Hello Tommaso,
thanks a lot for your reply :) I will follow the steps you gave me as
soon as there is a little time for this.
Also thanks for the SolrCas hint. I think we already talked about this.
As far as I understood, Solrcas as well as the Solr-UIMA integration
lack some of the features offered by LuCas, for example the alignment of
TokenStreams which allows you to merge multiple CAS indexes into a
single Lucene field where position_increments are adjusted to stack
Lucene tokens with the same offsets. Please (!!) tell me when I'm wrong
here, as I am still working on my own ways to use UIMA together with Solr.

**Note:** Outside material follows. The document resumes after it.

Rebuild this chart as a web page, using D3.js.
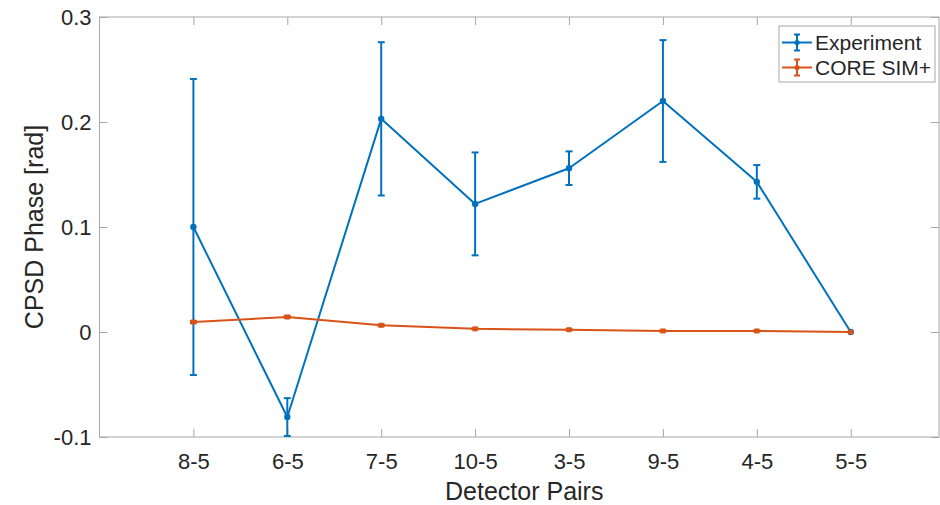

Thanks again and warm regards,
Erik
Am 13.04.2011 14:16, schrieb Tommaso Teofili:
Hello Erik,
that would be a very valuable contribution indeed!
The common way of contributing code is creating a patch file which contains
the differences between your current working copy and the latest revision
available in SVN; you can check better how to do this at
http://www.apache.org/dev/contributors.html#patches .
Then you create a Jira issue under the UIMA project [1] and attach the
created file to the issue.
At that point a committer will review your patch and will commit it if
everything is fine :)
As a side note if you want to use Solr within a UIMA pipeline you could be
interested in Solrcas [2] or in the Solr-UIMA integration available in Solr
3.1.0 release [3].
Hope this helps,
Tommaso
[1] : https://issues.apache.org/jira/browse/UIMA
[2] : http://uima.apache.org/sandbox.html#solrcas.consumer
[3] : http://wiki.apache.org/solr/SolrUIMA
2011/4/13 Erik Fäßler<[email protected]>
Hey all,
back in January, I had the need to have the CAS Lucene indexer (LuCas, UIMA
Sandbox component) working with Lucene 2.9.x. So I checked it out from the
Sandbox SVN, updated the libraries and fixed the compiling bugs. The result
is a LuCas component working with Lucene 2.9.3. At least all tests are
working and I used the component (together with Solr which was why I needed
Lucene 2.9.x) successfully.
The changes needed were not too big as I did not take the leap to Lucene
3.x. Some filters have been updated to the new Token API and one or two
classes required a more or less complete rewrite until the tests would work
again.
So, my question: Would it be desirable to commit these changes back to the
Sandbox SVN? Which steps would have I have to take for this? Or should I
just send my sources to a developer? The component has been created in my
lab originally, but the developer has moved to another working place quite a
while ago.
Best regards,
Erik